As you can see, the queries took the same time (except the query plan is now showing the real number of rows), only the slower select is now also fast.

Next, I create dan extra index on the Key field of Table1, which should correspond to the auto-index. I did this on the original database, without the ANALYZE data. It took over 23 minutes to create this index (remember, this is on an USB-stick).

CREATE INDEX IDX_Table1_Key ON Table1 (Key ASC)

Then I ran the tests again:

SELECT COUNT(*) FROM Table1

Time: 4 sec

QP: SCAN TABLE Table1 USING COVERING INDEX IDX_Table1_Key(~1000000 rows)
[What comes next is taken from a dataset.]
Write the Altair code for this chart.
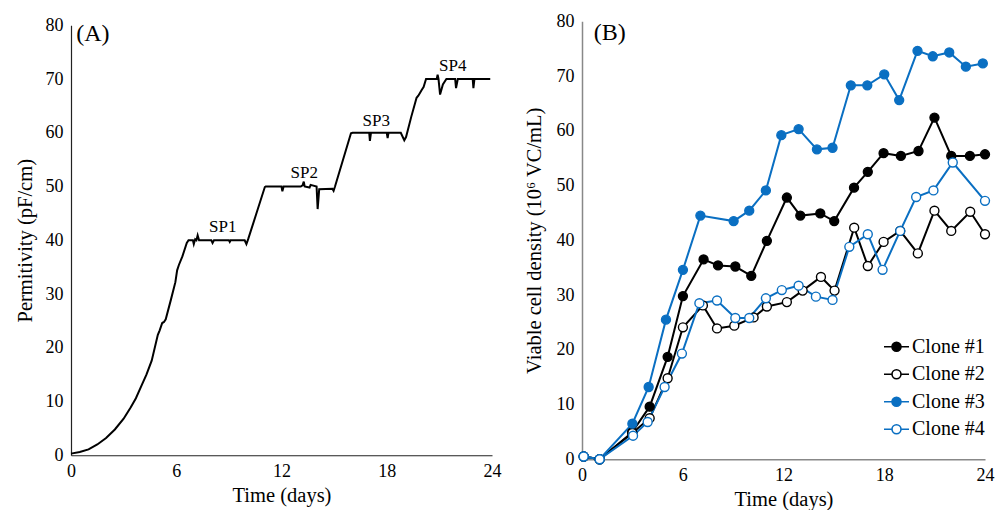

SELECT COUNT(Key) FROM Table1

Time: 167 sec

QP: SCAN TABLE Table2 (~1000000 rows)

SELECT * FROM Table1 WHERE Status = 73 AND Key > 5123456 LIMIT 1

Time: 17 sec

QP: SEARCH TABLE Table1 USING INDEX IDX_Table1_Status (Status=?) (~3 rows)

As you can see, the index helped with the count(*), but not with the count(Key).

Finaly, I created the table using a column constraint instead of a table constraint:

CREATE TABLE Table1 (

Key INTEGER PRIMARY KEY ASC NOT NULL,

... several other fields ...,

Status CHAR(1) NOT NULL,

Selection VARCHAR NULL)

Then I ran the tests again:

SELECT COUNT(*) FROM Table1

Time: 6 sec

QP: SCAN TABLE Table1 USING COVERING INDEX IDX_Table1_Selection(~1000000 rows)

SELECT COUNT(Key) FROM Table1

Time: 28 sec

QP: SCAN TABLE Table1 (~1000000 rows)

SELECT * FROM Table1 WHERE Status = 73 AND Key > 5123456 LIMIT 1

Time: 10 sec

QP: SEARCH TABLE Table1 USING INDEX IDX_Table1_Status (Status=?) (~3 rows)

Although the query plans are the same, the times are a lot better. Why is this ?

The problem is that ALTER TABLE does not permit to convert an existing table and I have a lot of existing databases which i can not convert to this form. Besides, using a column contraint instead of table constraint won't work for Table2.

Has anyone any idea what I am doing wrong and how to solve this problem ?

I used System.Data.SQLite version 1.0.74.0 to create the tables and to run the tests I used SQLiteSpy 1.9.1.

Thanks,

Marc

解决方案

If you haven't DELETEd any records, doing:

SELECT MAX(_ROWID_) FROM "table" LIMIT 1;

Will avoid the full-table scan. Note that _ROWID_ is a SQLite identifier.